◆ Problem details: Each line that holds the word "this" is to be identified and copied.

[Source code of charts]
+ + + + +
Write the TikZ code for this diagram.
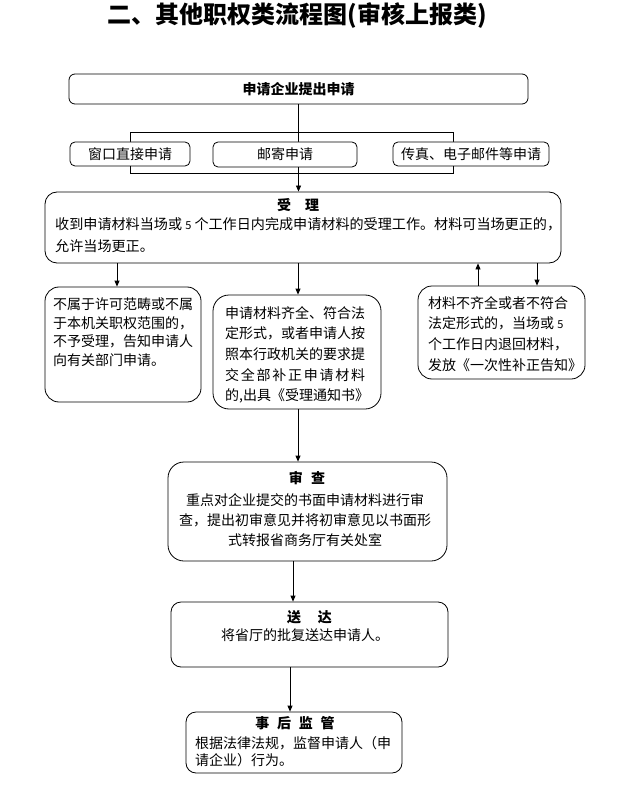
\documentclass[tikz,border=0pt]{standalone}
\usepackage{fontspec}
\setmainfont{Noto Sans CJK SC}
\usetikzlibrary{arrows.meta,backgrounds}
\begin{document}
\begin{tikzpicture}[x=1pt,y=-1pt,
  box/.style={draw, line width=0.8pt, fill=white, rounded corners=#1, inner sep=0pt},
  box/.default=10pt,
  arr/.style={draw, line width=0.8pt, -{Triangle[length=6pt,width=5pt]}},
  txt/.style={inner sep=0pt, align=left, font=\fontsize{14}{18.5}\selectfont},
  ttl/.style={inner sep=0pt, font=\fontsize{14}{16}\selectfont\bfseries},
  small/.style={font=\fontsize{14}{16}\selectfont}]
\useasboundingbox (0,0) rectangle (635,799);

% title
\node[inner sep=0pt, font=\fontsize{24}{24}\selectfont\bfseries] (title) at (297,16) {二、其他职权类流程图(审核上报类)};

% top box
\node[box=6pt, minimum width=459pt, minimum height=30pt, ttl] (b1) at (298.5,89) {申请企业提出申请};

% channel boxes
\node[box=5pt, minimum width=120pt, minimum height=24pt, small] (w1) at (130,154) {窗口直接申请};
\node[box=5pt, minimum width=144pt, minimum height=25pt, small] (w2) at (285,154.5) {邮寄申请};
\node[box=5pt, minimum width=156pt, minimum height=24pt, small] (w3) at (471,154) {传真、电子邮件等申请};

% acceptance
\node[box=12pt, minimum width=516pt, minimum height=71pt] (sl) at (303,227.5) {};
\node[ttl] (slt) at (298,205) {受\hspace{1em}理};
\node[txt, anchor=north west, font=\fontsize{14.1}{22}\selectfont] (slb) at (55,217)
  {收到申请材料当场或 {\fontsize{11}{11}\selectfont 5} 个工作日内完成申请材料的受理工作。材料可当场更正的，\\允许当场更正。};

% three outcome boxes
\node[box=14pt, minimum width=156pt, minimum height=115pt] (L) at (123,344.5) {};
\node[txt, anchor=north west] (Lt) at (53,298)
  {不属于许可范畴或不属\\于本机关职权范围的，\\不予受理，告知申请人\\向有关部门申请。};

\node[box=16pt, minimum width=168pt, minimum height=114pt] (M) at (297,352) {};
\node[txt, anchor=north west, font=\fontsize{14}{20.7}\selectfont] (Mt) at (225,306)
  {申请材料齐全、符合法\\定形式，或者申请人按\\照本行政机关的要求提\\\makebox[140pt][s]{交\hfil 全\hfil 部\hfil 补\hfil 正\hfil 申\hfil 请\hfil 材\hfil 料}\\的,出具《受理通知书》};

\node[box=14pt, minimum width=167pt, minimum height=93pt] (R) at (501.5,332.5) {};
\node[txt, anchor=north west, font=\fontsize{14}{20.7}\selectfont] (Rt) at (428,296)
  {材料不齐全或者不符合\\法定形式的，当场或 {\fontsize{11}{11}\selectfont 5}\\个工作日内退回材料，\\发放《一次性补正告知》};

% review
\node[box=16pt, minimum width=279pt, minimum height=99pt] (SC) at (307.5,511.5) {};
\node[ttl] (SCt) at (307,478) {审\hspace{0.6em}查};
\node[txt, align=center, anchor=north, font=\fontsize{14}{20}\selectfont] (SCb) at (305,493)
  {重点对企业提交的书面申请材料进行审\\查，提出初审意见并将初审意见以书面形\\式转报省商务厅有关处室};

% delivery
\node[box=10pt, minimum width=277pt, minimum height=65pt] (SD) at (309.5,634.5) {};
\node[ttl] (SDt) at (309.5,617) {送\hspace{1.2em}达};
\node[txt, anchor=center] (SDb) at (305,635) {将省厅的批复送达申请人。};

% supervision
\node[box=10pt, minimum width=216pt, minimum height=61pt] (SH) at (294,742.5) {};
\node[ttl] (SHt) at (295,723) {事\hspace{0.55em}后\hspace{0.55em}监\hspace{0.55em}管};
\node[txt, anchor=north west, font=\fontsize{14}{17}\selectfont] (SHb) at (195,736)
  {根据法律法规，监督申请人（申\\请企业）行为。};

\begin{pgfonlayer}{background}
  \node[draw, line width=0.8pt, minimum width=323pt, minimum height=41pt, inner sep=0pt] (br) at (291.5,152.5) {};
  \draw[arr] (b1.south) -- (b1.south |- sl.north);
\end{pgfonlayer}

% connectors
\draw[arr] (117,0 |- sl.south) -- (117,0 |- L.north);
\draw[arr] (298,0 |- sl.south) -- (298,0 |- M.north);
\draw[arr] (478,0 |- R.north) -- (478,0 |- sl.south);
\draw[arr] (537,0 |- sl.south) -- (537,0 |- R.north);
\draw[arr] (298,0 |- M.south) -- (298,0 |- SC.north);
\draw[arr] (293,0 |- SC.south) -- (293,0 |- SD.north);
\draw[arr] (290,0 |- SD.south) -- (290,0 |- SH.north);
\end{tikzpicture}
\end{document}
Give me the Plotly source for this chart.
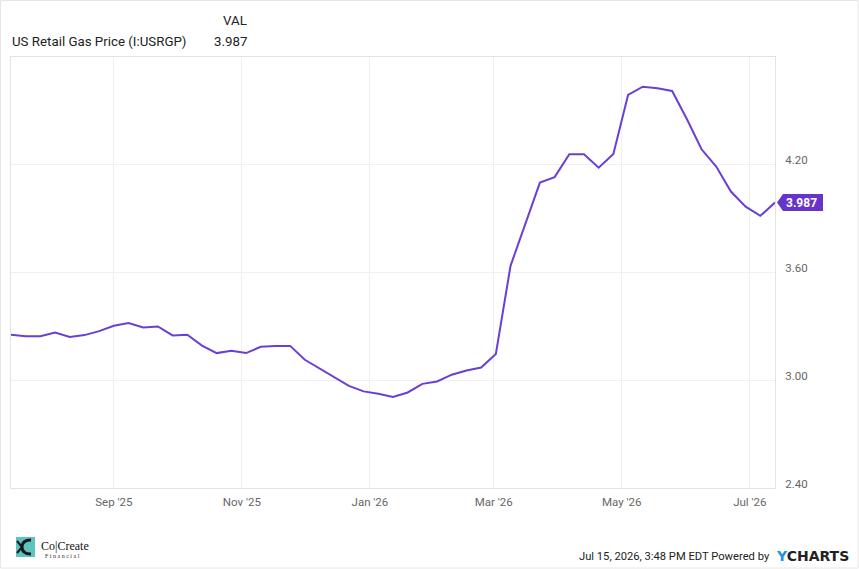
import pandas as pd
import plotly.graph_objects as go

# weekly US retail gas price, Mondays
week_start = "2025-07-14"
gas_price = [
    3.252, 3.244, 3.244, 3.264, 3.240, 3.250, 3.272, 3.302, 3.317, 3.292,
    3.298, 3.248, 3.252, 3.192, 3.150, 3.163, 3.150, 3.185, 3.190, 3.190,
    3.113, 3.064, 3.018, 2.968, 2.937, 2.924, 2.906, 2.931, 2.979, 2.992,
    3.030, 3.053, 3.070, 3.145, 3.635, 3.863, 4.098, 4.128, 4.256, 4.256,
    4.181, 4.257, 4.585, 4.631, 4.622, 4.607, 4.451, 4.283, 4.187, 4.048,
    3.964, 3.913, 3.987,
]
dates = pd.date_range(week_start, periods=len(gas_price), freq="7D")
series_name = "US Retail Gas Price (I:USRGP)"
last_val = f"{gas_price[-1]:.3f}"
y_ticks = [2.40, 3.00, 3.60, 4.20]
y_range = [2.40, 4.796]

LINE = "#6b3fd4"
TAG = "#6634c9"
GRID = "#f0f0f0"
FRAME = "#e3e3e3"
TICK = "#666666"

# plot area in pixels: x 11..775, y 57..488
W, H = 859, 569
L, R, T, B = 11, 84, 57, 81
pw, ph = W - L - R, H - T - B


def px(x):
    return (x - L) / pw


def py(y):
    return (H - B - y) / ph


fig = go.Figure()
fig.add_trace(go.Scatter(
    x=dates, y=gas_price, mode="lines",
    line=dict(color=LINE, width=2), name=series_name,
    hoverinfo="x+y",
))

fig.update_xaxes(
    range=[dates[0], dates[-1]],
    tick0="2025-09-01", dtick="M2", tickformat="%b '%y",
    showgrid=True, gridcolor=GRID, gridwidth=1,
    showline=True, linecolor=FRAME, linewidth=1, mirror=True,
    ticks="", tickfont=dict(family="Roboto", size=11.5, color=TICK),
    ticklabelstandoff=3, zeroline=False,
)
fig.update_yaxes(
    side="right", range=y_range,
    tickvals=y_ticks, tickformat=".2f",
    showgrid=True, gridcolor=GRID, gridwidth=1,
    showline=True, linecolor=FRAME, linewidth=1, mirror=True,
    ticks="", tickfont=dict(family="Roboto", size=11.5, color=TICK),
    ticklabelstandoff=7, ticklabelshift=-4, zeroline=False,
)

# price tag at the last point (y in paper units from the last value)
tag_y = (gas_price[-1] - y_range[0]) / (y_range[1] - y_range[0])
fig.add_shape(
    type="path", xref="paper", yref="paper", xsizemode="pixel", ysizemode="pixel",
    xanchor=1, yanchor=tag_y,
    path="M 2,0 L 8,8.5 L 48,8.5 L 48,-8.5 L 8,-8.5 Z",
    fillcolor=TAG, line=dict(width=0), layer="above",
)
fig.add_annotation(
    x=1, y=tag_y, xref="paper", yref="paper",
    text=f"<b>{last_val}</b>", showarrow=False, xanchor="left", yanchor="middle",
    xshift=9, font=dict(family="Roboto", size=12, color="white"),
)

# legend header
head_font = dict(family="Roboto", size=13.3, color="#222222")
fig.add_annotation(x=px(249), y=py(21), xref="paper", yref="paper", text="VAL",
                   showarrow=False, xanchor="right", yanchor="middle", font=head_font)
fig.add_annotation(x=px(10), y=py(41), xref="paper", yref="paper", text=series_name,
                   showarrow=False, xanchor="left", yanchor="middle", font=head_font)
fig.add_annotation(x=px(249), y=py(41), xref="paper", yref="paper", text=last_val,
                   showarrow=False, xanchor="right", yanchor="middle", font=head_font)

# footer
fig.add_annotation(x=px(772), y=py(556), xref="paper", yref="paper",
                   text="Jul 15, 2026, 3:48 PM EDT Powered by",
                   showarrow=False, xanchor="right", yanchor="middle",
                   font=dict(family="Roboto", size=11.2, color="#222222"))
fig.add_annotation(x=px(774), y=py(556), xref="paper", yref="paper",
                   text="<span style='color:#1e90e8'>Y</span>CHARTS",
                   showarrow=False, xanchor="left", yanchor="middle",
                   font=dict(family="DejaVu Sans", size=14, color="#222222", weight="bold"))

# CoCreate logo
fig.add_shape(type="rect", xref="paper", yref="paper",
              x0=px(16), x1=px(35), y0=py(557), y1=py(537),
              fillcolor="#5fc4c0", line=dict(width=0))
fig.add_shape(type="path", xref="paper", yref="paper",
              path=f"M {px(31)},{py(540)} Q {px(22)},{py(540)} {px(22)},{py(547)} "
                   f"Q {px(22)},{py(554)} {px(31)},{py(554)}",
              line=dict(color="#1a1a1a", width=3))
fig.add_shape(type="path", xref="paper", yref="paper",
              path=f"M {px(17)},{py(541)} L {px(22)},{py(547)} L {px(17)},{py(553)}",
              line=dict(color="#1a1a1a", width=2))
fig.add_annotation(x=px(39), y=py(546), xref="paper", yref="paper", text="Co|Create",
                   showarrow=False, xanchor="left", yanchor="middle",
                   font=dict(family="Liberation Serif", size=12, color="#111111"))
fig.add_annotation(x=px(43), y=py(556), xref="paper", yref="paper", text="F i n a n c i a l",
                   showarrow=False, xanchor="left", yanchor="middle",
                   font=dict(family="Liberation Serif", size=6, color="#333333"))

# outer border of the image
fig.add_shape(type="rect", xref="paper", yref="paper",
              x0=px(0.5), x1=px(858), y0=py(568), y1=py(0.5),
              line=dict(color="#e6e6e6", width=1), layer="below")

fig.update_layout(
    width=W, height=H,
    margin=dict(l=L, r=R, t=T, b=B),
    paper_bgcolor="white", plot_bgcolor="white",
    showlegend=False,
)

fig.write_html("out.html", config={"displayModeBar": False},
               post_script="document.body.style.margin='0';")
+ + + + +
◆ Complete answer:
Write the TikZ code for this diagram.
Give me the Plotly source for this chart.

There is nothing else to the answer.